Introducing herself to voters in a state whose politics has been singularly defined by Gov. Christie since 2010, Guadagno declared herself a champion of the working class and stalwart against a bloated government she says can't afford to be the "Palace of Versailles."

Guadagno, a former federal prosecutor and Monmouth County sheriff, sought to draw a contrast with her deeply unpopular boss, even as she took credit for the state's economic recovery. She did not mention Christie's name — a fact that is at once unsurprising (the governor's approval rating is 18 percent) and remarkable (he put her on the political map).

Her opponents won't make that balancing act easy.

"If New Jersey Republicans nominate the second-in-command to a governor marked by failed policies, scandal, and record low approval ratings, what message are we sending to the citizens of our state?" said Jack Ciattarelli, a Somerset County assemblyman who is seeking the GOP nomination.

He described Guadagno as "loyal to a fault" and argued that she was "exactly" whom Democrats want to run against in November's general election. "Republicans need a new message and a new messenger," Ciattarelli said in a statement.

Guadagno, who officially filed paperwork to run for governor last week, chafed at the notion that she has simply been a prop at Christie's side.

"For those of you that think I have been silent for the last seven years, you simply haven't been listening," she said.

Guadagno did not take questions from reporters Tuesday.

As of Nov. 30, there were about 860,000 more registered Democrats than Republicans in New Jersey, though a plurality of voters were unaffiliated with either party.

Democrats seeking their party's nomination include Phil Murphy, a former Goldman Sachs executive and ambassador to Germany; Assemblyman John S. Wisniewski of Middlesex County; and State Sen. Raymond J. Lesniak of Union County.

In her 20-minute speech, Guadagno seemed to try to heed lessons from the 2016 presidential campaign, saying she'd spent her seven years as Christie's No. 2 "connecting with the working families of this state and extolling "blue-collar values."

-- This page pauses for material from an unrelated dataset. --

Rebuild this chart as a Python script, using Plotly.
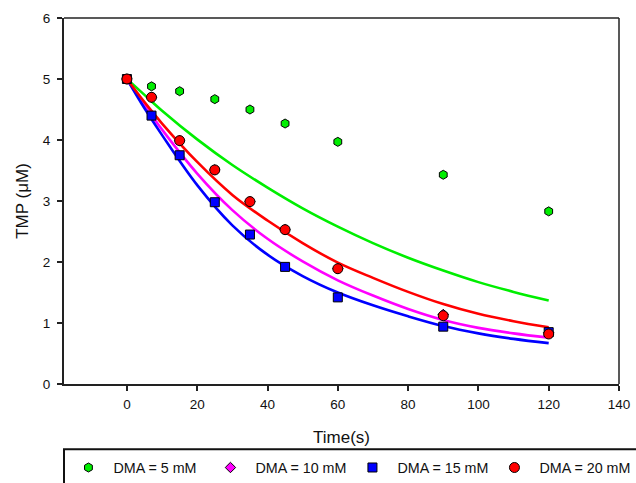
import plotly.graph_objects as go

# Measured TMP concentration (uM) vs time (s) at four DMA doses
time_pts = [0, 7, 15, 25, 35, 45, 60, 90, 120]
tmp_5mM = [5.00, 4.88, 4.80, 4.67, 4.50, 4.27, 3.97, 3.43, 2.83]
tmp_10mM = [5.00, 4.70, 3.99, 3.51, 2.99, 2.53, 1.89, 1.14, 0.84]
tmp_15mM = [5.00, 4.40, 3.75, 2.98, 2.45, 1.92, 1.42, 0.94, 0.85]
tmp_20mM = [5.00, 4.70, 3.99, 3.51, 2.99, 2.53, 1.89, 1.12, 0.82]

# Fitted decay curves, sampled along the time axis
fit_time = [0, 5, 10, 20, 30, 40, 50, 60, 70, 80, 90, 100, 110, 120]
fit_5mM = [5.00, 4.74, 4.48, 4.01, 3.59, 3.22, 2.88, 2.58, 2.31, 2.07, 1.86, 1.67, 1.51, 1.37]
fit_10mM = [5.00, 4.57, 4.17, 3.45, 2.85, 2.38, 2.01, 1.70, 1.45, 1.23, 1.05, 0.92, 0.83, 0.76]
fit_15mM = [5.00, 4.52, 4.08, 3.26, 2.60, 2.12, 1.77, 1.50, 1.29, 1.11, 0.95, 0.83, 0.74, 0.67]
fit_20mM = [5.00, 4.62, 4.27, 3.64, 3.10, 2.68, 2.31, 1.99, 1.74, 1.51, 1.31, 1.15, 1.03, 0.93]

series_names = ["DMA = 5 mM", "DMA = 10 mM", "DMA = 15 mM", "DMA = 20 mM"]
colors = ["#00ee00", "#ff00ff", "#0000ff", "#ff0000"]
symbols = ["hexagon", "diamond", "square", "circle"]
sizes = [9, 8, 9, 10]

x_ticks = [0, 20, 40, 60, 80, 100, 120, 140]
y_ticks = [0, 1, 2, 3, 4, 5, 6]

fig = go.Figure()

for fit, col in zip([fit_5mM, fit_10mM, fit_15mM, fit_20mM], colors):
    fig.add_trace(go.Scatter(
        x=fit_time, y=fit, mode="lines",
        line=dict(color=col, width=2.6, shape="spline", smoothing=1.0),
        showlegend=False, hoverinfo="skip",
    ))

for vals, name, col, sym, sz in zip([tmp_5mM, tmp_10mM, tmp_15mM, tmp_20mM],
                                    series_names, colors, symbols, sizes):
    fig.add_trace(go.Scatter(
        x=time_pts, y=vals, mode="markers", name=name,
        marker=dict(symbol=sym, size=sz, color=col,
                    line=dict(color="#000000", width=1)),
    ))

font_family = "Liberation Sans, Arial, sans-serif"

fig.update_layout(
    width=636, height=483,
    margin=dict(l=64, r=17, t=18, b=99, autoexpand=False),
    paper_bgcolor="white", plot_bgcolor="white",
    font=dict(family=font_family, color="#111111", size=13),
    xaxis=dict(
        range=[-17.9, 140], tickvals=x_ticks, ticks="outside", ticklen=5,
        tickwidth=1.5, tickcolor="#222222", showline=True, linecolor="#222222",
        linewidth=2, showgrid=False, zeroline=False, ticklabelstandoff=2,
        tickfont=dict(size=13.5), automargin=False,
        title=dict(text="Time(s)", font=dict(size=17), standoff=20),
    ),
    yaxis=dict(
        range=[0, 6], tickvals=y_ticks, ticks="outside", ticklen=5,
        tickwidth=1.5, tickcolor="#222222", showline=True, linecolor="#222222",
        linewidth=2, showgrid=False, zeroline=False, ticklabelstandoff=4,
        tickfont=dict(size=13.5), automargin=False,
        title=dict(text="TMP (μM)", font=dict(size=17), standoff=10),
    ),
    legend=dict(
        orientation="h", xref="paper", yref="paper",
        x=-0.001, y=-0.2287, xanchor="left", yanchor="middle",
        font=dict(size=14.3), itemwidth=40,
        entrywidth=87, entrywidthmode="pixels",
        borderwidth=0, bgcolor="rgba(0,0,0,0)",
    ),
    shapes=[
        # thin frame on the top and right of the plot area
        dict(type="line", xref="paper", yref="paper", x0=0, x1=1, y0=1, y1=1,
             line=dict(color="#222222", width=1.5)),
        dict(type="line", xref="paper", yref="paper", x0=1, x1=1, y0=0, y1=1,
             line=dict(color="#222222", width=1.5)),
        # legend frame running off the lower right of the page
        dict(type="rect", xref="paper", yref="paper", x0=0, x1=1.3,
             y0=-0.178, y1=-0.5, line=dict(color="#111111", width=2),
             fillcolor="rgba(0,0,0,0)", layer="below"),
    ],
)

fig.write_html("out.html")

The location of her campaign launch, La Playa restaurant in this Monmouth County Shore town, seemed to underscore that theme. Guadagno was introduced by Leo Cervantes, the restaurant's owner. A Mexican immigrant, Cervantes said Guadagno had helped him secure a loan after his first restaurant was destroyed by Hurricane Sandy.

"You want your governor to be committed to making New Jersey a place for families, who strives to be better, who answers the phone, who is there in a crisis, who walks in your shoes, who cares fearlessly and without exception about you, and only you," Guadagno told supporters.

"I want to be governor because I know we can do better in so many ways," she said.

Born in Waterloo, Iowa, Guadagno said her family, which included four siblings, moved 12 times in 20 years while she grew up. At 14, she said, she learned her father, a salesman, had lost his job.

She learned that "when you can't pay your bills you don't keep spending money," she said.

New Jersey is heading down that path, she suggested, citing its high tax burden, pension debt, and worst-in-the-nation foreclosure rate.

Given the state's financial problems, Guadagno said, "we simply do not have the money to turn the Statehouse into the Palace of Versailles."

That was an apparent reference to Christie's $300 million plan to renovate the Statehouse, which he says is rife with safety code violations and fire hazards. Windows are "literally falling out," he said in November.

She also denounced Christie's plan for a light rail line in Bergen and Hudson Counties, saying the state "can't afford to borrow billions for a new rail line when roads and bridges are crumbling."

"We need to cut out those luxury items" and "stick to the basics," she said.

Among the state's most pressing issues, Guadagno said, are reducing property taxes and fixing the school-funding formula to make distribution of aid more equitable.

Guadagno and her husband, Mike, an appellate court judge, live in Monmouth County. They have three sons.